02 Jul 2022 By theguardian

After Uvalde shooting, tech companies tout their solutions. But do they work?

After the mass shooting at an elementary school in Uvalde, Texas , an all-too-familiar question emerged: how do we prevent such horror from happening again? A handful of companies have said they have tech solutions that could help.

They included the drone firm Axon , which promoted a remotely operated Taser device to be deployed in schools. EdTech companies, including Impero Software, said their student surveillance services could flag warning signs and help prevent the next attack.

The companies are part of a thriving school security industry, one that has been forecast to reach $3.1bn in 2021 from just $2.7bn in 2017, according to numbers from market firm Omdia. Its research found that the K-12 school security equipment market specifically was $1.5bn in 2018 and projected it to reach about $1.75bn in 2021.
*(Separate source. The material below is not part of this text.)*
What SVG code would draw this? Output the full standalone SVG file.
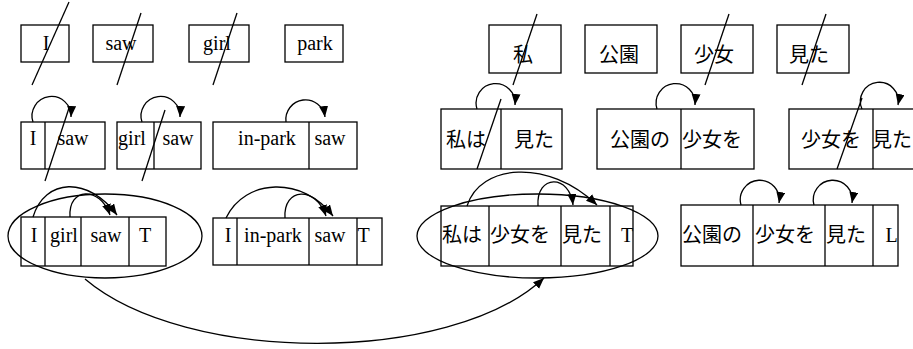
<svg xmlns="http://www.w3.org/2000/svg" width="913" height="349" viewBox="0 0 913 349">
<style>
.box{fill:#fff;stroke:#000;stroke-width:1.3}
.dv{stroke:#000;stroke-width:1.3}
.en{font-family:"Liberation Serif","Times New Roman",serif;font-size:20px;fill:#000;text-anchor:middle}
.ja{font-family:"Noto Sans CJK JP","Noto Sans CJK SC",sans-serif;font-size:20px;fill:#000;text-anchor:middle}
.cn{fill:none;stroke:#000;stroke-width:1.3}
.el{fill:none;stroke:#000;stroke-width:1.3}
.sl{stroke:#000;stroke-width:1.3}
</style>
<defs>
<marker id="ah" markerUnits="userSpaceOnUse" markerWidth="12" markerHeight="10" refX="11" refY="4.5" orient="auto">
<path d="M0,0 L11,4.5 L0,9 z" fill="#000"/>
</marker>
</defs>
<rect width="913" height="349" fill="#fff"/>

<!-- row 1 English -->
<g id="w_I"><rect class="box" x="21" y="25" width="48" height="37"/><text class="en" x="46" y="50">I</text></g>
<g id="w_saw"><rect class="box" x="93" y="25" width="60" height="37"/><text class="en" x="121" y="50">saw</text></g>
<g id="w_girl"><rect class="box" x="189" y="25" width="60" height="37"/><text class="en" x="217" y="50">girl</text></g>
<g id="w_park"><rect class="box" x="285" y="25" width="58" height="37"/><text class="en" x="315" y="50">park</text></g>

<!-- row 1 Japanese -->
<g id="j_watashi"><rect class="box" x="489" y="25" width="72" height="48"/><text class="ja" x="523" y="62">私</text></g>
<g id="j_kouen"><rect class="box" x="585" y="25" width="72" height="48"/><text class="ja" x="619" y="62">公園</text></g>
<g id="j_shoujo"><rect class="box" x="681" y="25" width="72" height="48"/><text class="ja" x="714" y="62">少女</text></g>
<g id="j_mita"><rect class="box" x="777" y="25" width="72" height="48"/><text class="ja" x="809" y="62">見た</text></g>

<!-- row 2 English -->
<g id="p_I_saw"><rect class="box" x="21" y="122" width="84" height="47"/><line class="dv" x1="45" y1="122" x2="45" y2="169"/><text class="en" x="33" y="145">I</text><text class="en" x="73" y="145">saw</text></g>
<g id="p_girl_saw"><rect class="box" x="117" y="122" width="84" height="47"/><line class="dv" x1="154" y1="122" x2="154" y2="169"/><text class="en" x="132" y="145">girl</text><text class="en" x="178" y="145">saw</text></g>
<g id="p_inpark_saw"><rect class="box" x="213" y="122" width="144" height="47"/><line class="dv" x1="309" y1="122" x2="309" y2="169"/><text class="en" x="267" y="145">in-park</text><text class="en" x="330" y="145">saw</text></g>

<!-- row 2 Japanese -->
<g id="p_watashiha_mita"><rect class="box" x="441" y="109" width="121" height="60"/><line class="dv" x1="501" y1="109" x2="501" y2="169"/><text class="ja" x="466" y="147">私は</text><text class="ja" x="534" y="147">見た</text></g>
<g id="p_kouenno_shoujowo"><rect class="box" x="597" y="109" width="157" height="60"/><line class="dv" x1="681" y1="109" x2="681" y2="169"/><text class="ja" x="640" y="147">公園の</text><text class="ja" x="712" y="147">少女を</text></g>
<g id="p_shoujowo_mita"><rect class="box" x="789" y="109" width="140" height="60"/><line class="dv" x1="873" y1="109" x2="873" y2="169"/><text class="ja" x="831" y="147">少女を</text><text class="ja" x="892" y="147">見た</text></g>

<!-- row 3 English -->
<g id="s_I_girl_saw_T"><rect class="box" x="21" y="217" width="145" height="49"/><line class="dv" x1="45" y1="217" x2="45" y2="266"/><line class="dv" x1="81" y1="217" x2="81" y2="266"/><line class="dv" x1="129" y1="217" x2="129" y2="266"/><text class="en" x="34" y="242">I</text><text class="en" x="64" y="242">girl</text><text class="en" x="106" y="242">saw</text><text class="en" x="145" y="242">T</text></g>
<g id="s_I_inpark_saw_T"><rect class="box" x="213" y="218" width="169" height="47"/><line class="dv" x1="237" y1="218" x2="237" y2="265"/><line class="dv" x1="309" y1="218" x2="309" y2="265"/><line class="dv" x1="357" y1="218" x2="357" y2="265"/><text class="en" x="228" y="242">I</text><text class="en" x="273" y="242">in-park</text><text class="en" x="330" y="242">saw</text><text class="en" x="363.5" y="242">T</text></g>

<!-- row 3 Japanese -->
<g id="s_watashiha_shoujowo_mita_T"><rect class="box" x="441" y="206" width="192" height="60"/><line class="dv" x1="489" y1="206" x2="489" y2="266"/><line class="dv" x1="561" y1="206" x2="561" y2="266"/><line class="dv" x1="610" y1="206" x2="610" y2="266"/><text class="ja" x="462" y="242">私は</text><text class="ja" x="520" y="242">少女を</text><text class="ja" x="582" y="242">見た</text><text class="en" x="627" y="242">T</text></g>
<g id="s_kouenno_shoujowo_mita_L"><rect class="box" x="681" y="205" width="217" height="61"/><line class="dv" x1="753" y1="205" x2="753" y2="266"/><line class="dv" x1="825" y1="205" x2="825" y2="266"/><line class="dv" x1="873" y1="205" x2="873" y2="266"/><text class="ja" x="712" y="242">公園の</text><text class="ja" x="785" y="242">少女を</text><text class="ja" x="846" y="242">見た</text><text class="en" x="891.5" y="242">L</text></g>

<!-- groupings -->
<g id="grp_en"><ellipse class="el" cx="105" cy="236" rx="97" ry="42"/></g>
<g id="grp_ja"><ellipse class="el" cx="537.5" cy="236" rx="120.5" ry="42"/></g>

<!-- strike-through lines -->
<g id="strikes">
<line class="sl" x1="69" y1="2" x2="32" y2="85"/>
<line class="sl" x1="141" y1="13" x2="117" y2="85"/>
<line class="sl" x1="237" y1="13" x2="213" y2="85"/>
<line class="sl" x1="537" y1="14" x2="513" y2="85"/>
<line class="sl" x1="729" y1="14" x2="705" y2="85"/>
<line class="sl" x1="826" y1="14" x2="802" y2="85"/>
<line class="sl" x1="69" y1="108" x2="45" y2="181"/>
<line class="sl" x1="165" y1="110" x2="142" y2="181"/>
<line class="sl" x1="501" y1="99" x2="477" y2="169"/>
<line class="sl" x1="862" y1="98" x2="837" y2="169"/>
</g>

<!-- connectors -->
<g id="connectors">
<path class="cn" marker-end="url(#ah)" d="M33,122 A19.5,19.5 0 1 1 71,117"/>
<path class="cn" marker-end="url(#ah)" d="M142,122 A19.5,19.5 0 1 1 180,117"/>
<path class="cn" marker-end="url(#ah)" d="M286,122 A19.5,19.5 0 1 1 325,117"/>
<path class="cn" marker-end="url(#ah)" d="M477,109 A19.5,19.5 0 1 1 515,105"/>
<path class="cn" marker-end="url(#ah)" d="M657,109 A19.5,19.5 0 1 1 695,105"/>
<path class="cn" marker-end="url(#ah)" d="M862,109 A19,19 0 1 1 898,105"/>
<path class="cn" marker-end="url(#ah)" d="M741,205 A19.5,19.5 0 1 1 779,203"/>
<path class="cn" marker-end="url(#ah)" d="M814,205 A19.5,19.5 0 1 1 852,203"/>
<path class="cn" marker-end="url(#ah)" d="M33,217 C45,178 88,176 117,215"/>
<path class="cn" marker-end="url(#ah)" d="M70,217 C68,187 100,186 110,215"/>
<path class="cn" marker-end="url(#ah)" d="M226,218 C245,178 303,176 333,216"/>
<path class="cn" marker-end="url(#ah)" d="M285,218 C283,187 316,186 326,216"/>
<path class="cn" marker-end="url(#ah)" d="M467,206 C480,164 548,158 597,205"/>
<path class="cn" marker-end="url(#ah)" d="M538,206 C536,174 570,174 573,205"/>
<path class="cn" marker-end="url(#ah)" d="M85,279 C185,364 450,366 544,278"/>
</g>
</svg>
The Security Industry Association, which counts more than 400 companies targeting kindergarten and elementary schools among its members, has spent nearly $2m on lobbying since 2010, according to OpenSecrets.org. Gun safety legislation passed by Congress last week included more than $300m to bolster the Stop School Violence Act, a federal grant program created after the Parkland shooting to fund school security that was endorsed by the industry group.

Impero Software, a company that pitched its own technology directly in response to the Uvalde news, promises to monitor kindergarten through 12th grade students and flag warning signs such as searching for information on weapons

Yet despite the growing adoption of security tools in schools across the US, the number mass shootings at schools has remained relatively constant throughout the past 30 years and reached an unprecedented high at secondary schools in the past five years.

Impero Software did not respond to a request for comment.

For many school safety and gun control advocates, the debate around hi-tech security obscures the issue at the core of the school shooting scourge: access to guns is the primary risk factor for such tragedy.

CORRECTION: This story has been updated to reflect that the school security industry was $2.7bn in 2017, not $2.7m.